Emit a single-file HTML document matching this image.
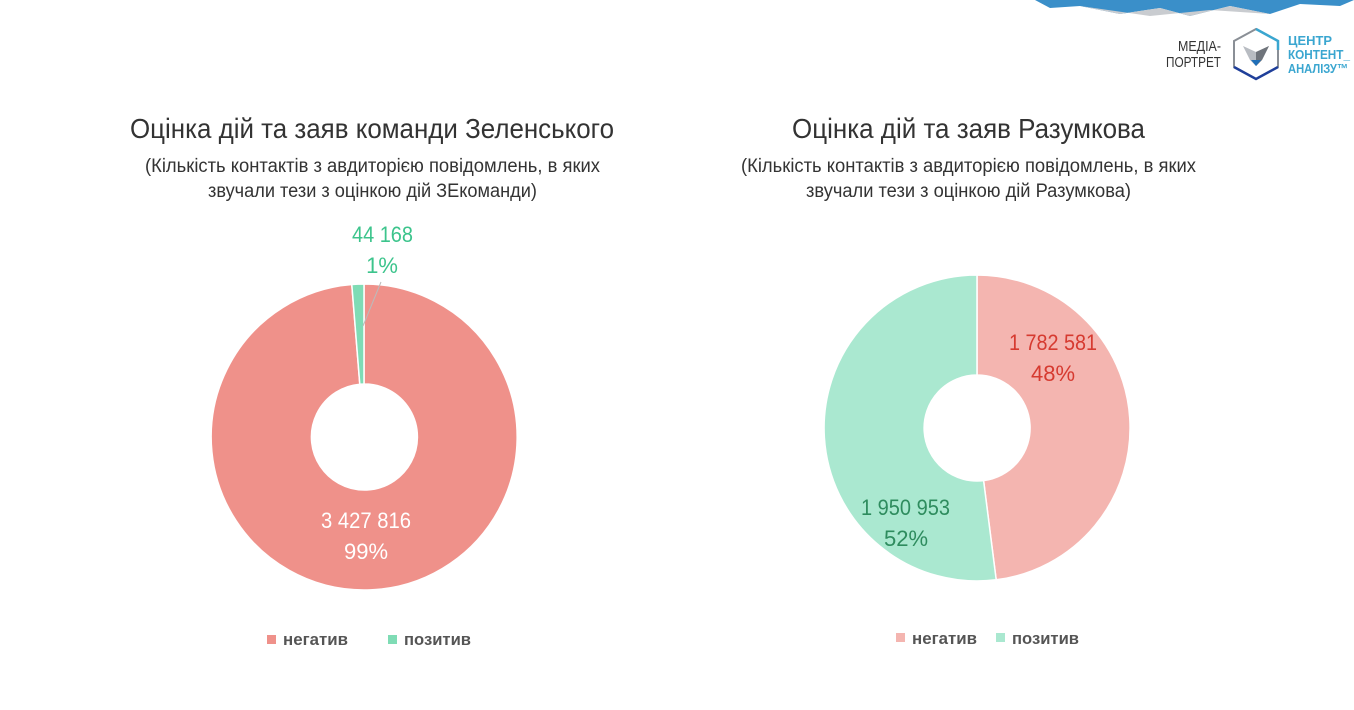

***

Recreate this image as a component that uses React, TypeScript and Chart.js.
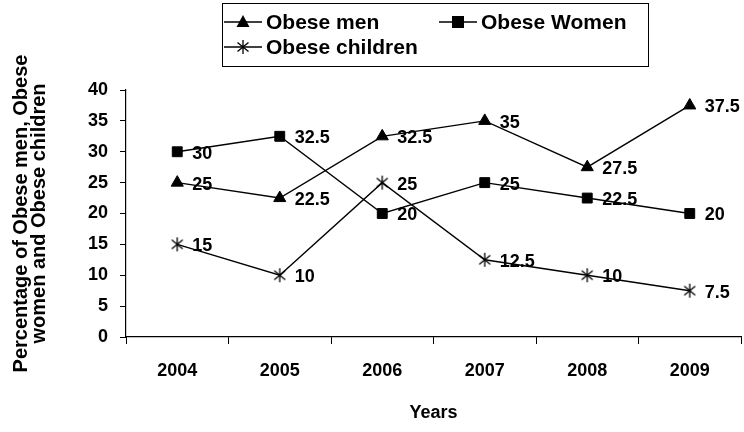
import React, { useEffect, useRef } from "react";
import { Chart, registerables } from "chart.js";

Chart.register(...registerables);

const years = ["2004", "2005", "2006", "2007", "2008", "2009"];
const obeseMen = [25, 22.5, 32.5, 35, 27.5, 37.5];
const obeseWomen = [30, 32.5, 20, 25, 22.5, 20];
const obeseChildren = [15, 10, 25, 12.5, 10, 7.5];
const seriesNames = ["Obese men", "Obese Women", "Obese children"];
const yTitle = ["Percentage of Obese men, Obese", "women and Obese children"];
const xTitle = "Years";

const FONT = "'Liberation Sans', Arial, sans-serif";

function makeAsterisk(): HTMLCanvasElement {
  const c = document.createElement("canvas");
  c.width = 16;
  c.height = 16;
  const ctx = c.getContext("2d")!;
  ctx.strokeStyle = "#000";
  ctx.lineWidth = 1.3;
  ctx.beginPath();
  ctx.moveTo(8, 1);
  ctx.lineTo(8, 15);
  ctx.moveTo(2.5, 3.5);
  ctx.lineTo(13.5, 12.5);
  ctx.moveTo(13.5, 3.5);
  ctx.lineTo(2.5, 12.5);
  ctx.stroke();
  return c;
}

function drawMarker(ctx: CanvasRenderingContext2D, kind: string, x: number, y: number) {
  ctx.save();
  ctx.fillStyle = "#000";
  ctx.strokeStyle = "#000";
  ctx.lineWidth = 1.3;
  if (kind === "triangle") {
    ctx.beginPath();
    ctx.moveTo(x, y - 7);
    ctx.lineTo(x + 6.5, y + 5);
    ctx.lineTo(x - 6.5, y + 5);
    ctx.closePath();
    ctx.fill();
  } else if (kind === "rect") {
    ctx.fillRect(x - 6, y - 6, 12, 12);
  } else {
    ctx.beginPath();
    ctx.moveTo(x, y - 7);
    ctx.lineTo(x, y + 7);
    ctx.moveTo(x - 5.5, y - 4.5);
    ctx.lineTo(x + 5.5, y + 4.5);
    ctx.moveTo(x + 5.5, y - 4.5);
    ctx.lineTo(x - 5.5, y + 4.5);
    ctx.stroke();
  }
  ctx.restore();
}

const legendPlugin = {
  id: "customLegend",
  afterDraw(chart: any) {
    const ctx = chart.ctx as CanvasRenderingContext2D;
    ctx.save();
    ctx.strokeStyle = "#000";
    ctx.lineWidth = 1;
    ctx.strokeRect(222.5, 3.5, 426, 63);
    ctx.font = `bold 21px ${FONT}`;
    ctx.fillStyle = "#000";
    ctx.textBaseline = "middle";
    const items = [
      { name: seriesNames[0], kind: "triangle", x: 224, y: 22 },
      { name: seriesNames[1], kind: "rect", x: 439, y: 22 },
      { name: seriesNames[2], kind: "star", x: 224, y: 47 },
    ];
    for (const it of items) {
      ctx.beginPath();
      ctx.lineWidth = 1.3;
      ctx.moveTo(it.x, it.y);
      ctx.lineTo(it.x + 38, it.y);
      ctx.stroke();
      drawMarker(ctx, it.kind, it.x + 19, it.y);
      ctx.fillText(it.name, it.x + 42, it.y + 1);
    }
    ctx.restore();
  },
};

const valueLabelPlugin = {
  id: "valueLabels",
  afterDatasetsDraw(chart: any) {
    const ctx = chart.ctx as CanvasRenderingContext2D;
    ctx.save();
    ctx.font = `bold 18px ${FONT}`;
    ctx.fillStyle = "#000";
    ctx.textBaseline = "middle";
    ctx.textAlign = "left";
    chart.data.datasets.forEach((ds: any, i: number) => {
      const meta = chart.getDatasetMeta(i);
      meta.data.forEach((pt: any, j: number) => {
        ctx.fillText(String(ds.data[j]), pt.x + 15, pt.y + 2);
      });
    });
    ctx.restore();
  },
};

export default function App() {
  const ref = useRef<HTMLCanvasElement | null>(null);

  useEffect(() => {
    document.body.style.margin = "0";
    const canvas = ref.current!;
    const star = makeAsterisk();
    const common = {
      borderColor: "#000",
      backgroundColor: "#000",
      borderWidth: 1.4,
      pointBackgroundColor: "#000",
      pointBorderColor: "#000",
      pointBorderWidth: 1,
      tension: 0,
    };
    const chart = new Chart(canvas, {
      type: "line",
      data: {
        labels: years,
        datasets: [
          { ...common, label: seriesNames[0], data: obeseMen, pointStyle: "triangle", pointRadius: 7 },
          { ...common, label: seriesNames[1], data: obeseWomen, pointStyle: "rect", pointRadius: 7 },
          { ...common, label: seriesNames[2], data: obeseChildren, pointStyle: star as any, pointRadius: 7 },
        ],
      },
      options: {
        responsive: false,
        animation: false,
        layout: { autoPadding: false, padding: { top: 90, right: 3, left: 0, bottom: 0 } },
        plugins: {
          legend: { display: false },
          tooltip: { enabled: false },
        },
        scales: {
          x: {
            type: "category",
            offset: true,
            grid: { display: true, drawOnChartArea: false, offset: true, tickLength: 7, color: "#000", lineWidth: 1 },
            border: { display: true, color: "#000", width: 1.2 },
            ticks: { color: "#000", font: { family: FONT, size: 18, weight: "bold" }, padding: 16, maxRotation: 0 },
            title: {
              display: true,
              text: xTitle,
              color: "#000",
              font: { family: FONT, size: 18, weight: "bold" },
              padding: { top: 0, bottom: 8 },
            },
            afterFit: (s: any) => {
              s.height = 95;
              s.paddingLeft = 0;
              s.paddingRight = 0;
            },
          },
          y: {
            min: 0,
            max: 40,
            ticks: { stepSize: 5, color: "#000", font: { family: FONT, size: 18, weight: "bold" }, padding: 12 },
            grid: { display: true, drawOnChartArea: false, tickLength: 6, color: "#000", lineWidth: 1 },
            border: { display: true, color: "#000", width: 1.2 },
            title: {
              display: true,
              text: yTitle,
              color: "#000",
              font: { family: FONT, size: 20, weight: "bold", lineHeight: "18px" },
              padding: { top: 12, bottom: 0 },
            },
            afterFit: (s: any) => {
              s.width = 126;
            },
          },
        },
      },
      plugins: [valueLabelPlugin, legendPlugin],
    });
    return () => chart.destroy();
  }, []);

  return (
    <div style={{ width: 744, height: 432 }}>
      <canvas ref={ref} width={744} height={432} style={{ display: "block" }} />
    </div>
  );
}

***

● Given task: Scan the records above for the string "this", then report every line that contains it.

● Output of the exercise:
Emit a single-file HTML document matching this image.
Recreate this image as a component that uses React, TypeScript and Chart.js.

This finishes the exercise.